Forecasting crude oil prices remains challenging because market-relevant information is embedded in large volumes of unstructured news and is not fully captured by traditional polarity-based sentiment measures. This paper examines whether multi-dimensional sentiment signals extracted by large language models improve the prediction of weekly WTI crude oil futures returns. Using energy-sector news articles from 2020 to 2025, we construct five sentiment dimensions covering relevance, polarity, intensity, uncertainty, and forwardness based on GPT-4o, Llama 3.2-3b, and two benchmark models, FinBERT and AlphaVantage. We aggregate article-level signals to the weekly level and evaluate their predictive performance in a classification framework.
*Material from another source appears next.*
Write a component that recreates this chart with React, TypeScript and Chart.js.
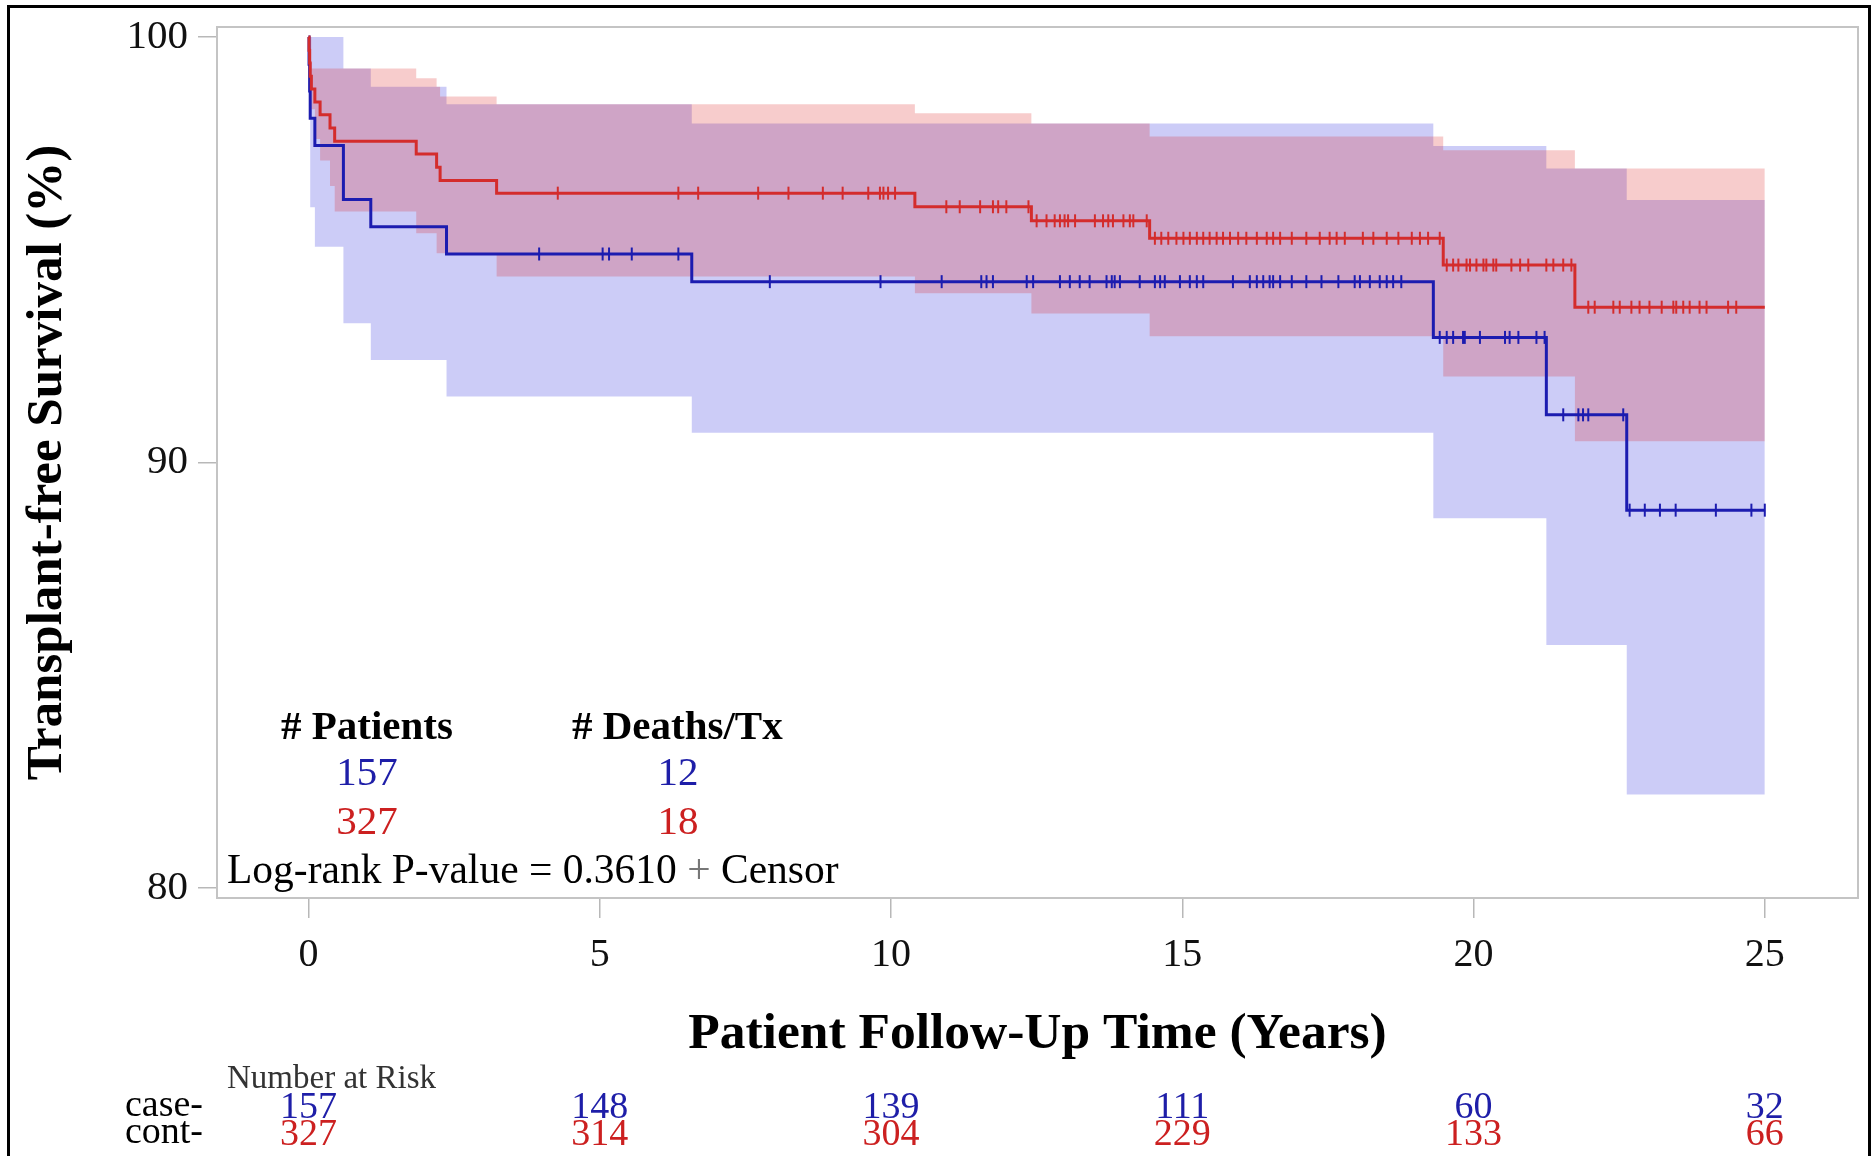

The best results are achieved by combining GPT-4o and FinBERT, suggesting that LLM-based and conventional financial sentiment models provide complementary predictive information. SHAP analysis further shows that intensity- and uncertainty-related features are among the most important predictors, indicating that the predictive value of news sentiment extends beyond simple polarity. Overall, the results suggest that multi-dimensional LLM-based sentiment measures can improve commodity return forecasting and support energy-market risk monitoring.